- [Data to process]
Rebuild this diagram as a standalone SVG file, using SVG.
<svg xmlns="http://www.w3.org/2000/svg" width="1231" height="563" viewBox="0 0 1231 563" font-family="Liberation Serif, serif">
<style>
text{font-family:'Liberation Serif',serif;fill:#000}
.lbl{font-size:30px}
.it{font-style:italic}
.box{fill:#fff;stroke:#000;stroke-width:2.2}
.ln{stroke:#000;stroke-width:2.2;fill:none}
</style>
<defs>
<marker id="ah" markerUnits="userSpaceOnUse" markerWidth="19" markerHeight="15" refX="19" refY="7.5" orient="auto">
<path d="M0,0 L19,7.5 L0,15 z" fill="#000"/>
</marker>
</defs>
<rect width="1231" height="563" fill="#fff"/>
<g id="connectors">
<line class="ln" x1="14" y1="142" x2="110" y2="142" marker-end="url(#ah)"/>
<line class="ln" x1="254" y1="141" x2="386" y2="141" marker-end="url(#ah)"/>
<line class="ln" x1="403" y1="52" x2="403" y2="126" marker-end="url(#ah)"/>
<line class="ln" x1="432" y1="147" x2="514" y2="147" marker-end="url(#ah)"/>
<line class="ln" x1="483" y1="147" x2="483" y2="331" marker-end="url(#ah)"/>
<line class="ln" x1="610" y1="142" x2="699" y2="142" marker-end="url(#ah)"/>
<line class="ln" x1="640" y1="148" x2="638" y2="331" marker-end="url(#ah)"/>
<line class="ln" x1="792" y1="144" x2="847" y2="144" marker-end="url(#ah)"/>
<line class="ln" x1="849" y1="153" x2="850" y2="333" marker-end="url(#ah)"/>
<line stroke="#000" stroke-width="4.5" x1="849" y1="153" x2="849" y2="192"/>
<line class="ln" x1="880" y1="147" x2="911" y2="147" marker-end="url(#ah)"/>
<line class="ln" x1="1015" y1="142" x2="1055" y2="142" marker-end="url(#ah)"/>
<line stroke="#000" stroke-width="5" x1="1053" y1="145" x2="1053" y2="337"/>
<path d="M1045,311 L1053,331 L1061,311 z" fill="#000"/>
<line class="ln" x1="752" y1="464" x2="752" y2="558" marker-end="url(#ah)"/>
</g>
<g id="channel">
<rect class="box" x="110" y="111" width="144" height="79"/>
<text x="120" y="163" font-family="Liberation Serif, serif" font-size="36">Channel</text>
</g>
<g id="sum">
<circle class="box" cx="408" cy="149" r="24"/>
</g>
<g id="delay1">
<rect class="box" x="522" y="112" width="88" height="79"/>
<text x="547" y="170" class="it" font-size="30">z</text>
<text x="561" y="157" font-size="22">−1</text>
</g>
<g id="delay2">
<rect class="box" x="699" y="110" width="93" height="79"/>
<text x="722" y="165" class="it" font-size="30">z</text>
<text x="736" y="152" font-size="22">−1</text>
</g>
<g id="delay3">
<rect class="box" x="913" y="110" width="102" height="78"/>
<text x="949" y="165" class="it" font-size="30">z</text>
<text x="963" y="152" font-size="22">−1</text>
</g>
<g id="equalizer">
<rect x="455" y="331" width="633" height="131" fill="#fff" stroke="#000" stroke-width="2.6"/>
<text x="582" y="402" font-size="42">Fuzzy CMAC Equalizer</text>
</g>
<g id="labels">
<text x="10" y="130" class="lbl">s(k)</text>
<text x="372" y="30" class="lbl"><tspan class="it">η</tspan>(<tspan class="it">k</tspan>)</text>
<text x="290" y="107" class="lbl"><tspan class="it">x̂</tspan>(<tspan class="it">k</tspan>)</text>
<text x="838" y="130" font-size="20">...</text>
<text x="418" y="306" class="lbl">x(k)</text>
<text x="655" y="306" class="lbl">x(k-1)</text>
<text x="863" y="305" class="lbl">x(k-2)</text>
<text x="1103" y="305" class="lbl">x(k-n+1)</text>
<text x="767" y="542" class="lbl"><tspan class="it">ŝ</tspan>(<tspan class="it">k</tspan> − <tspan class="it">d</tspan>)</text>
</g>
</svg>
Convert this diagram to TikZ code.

- [The task] Where a line contains "this", copy that line.

- [Problem solution]
Rebuild this diagram as a standalone SVG file, using SVG.
Convert this diagram to TikZ code.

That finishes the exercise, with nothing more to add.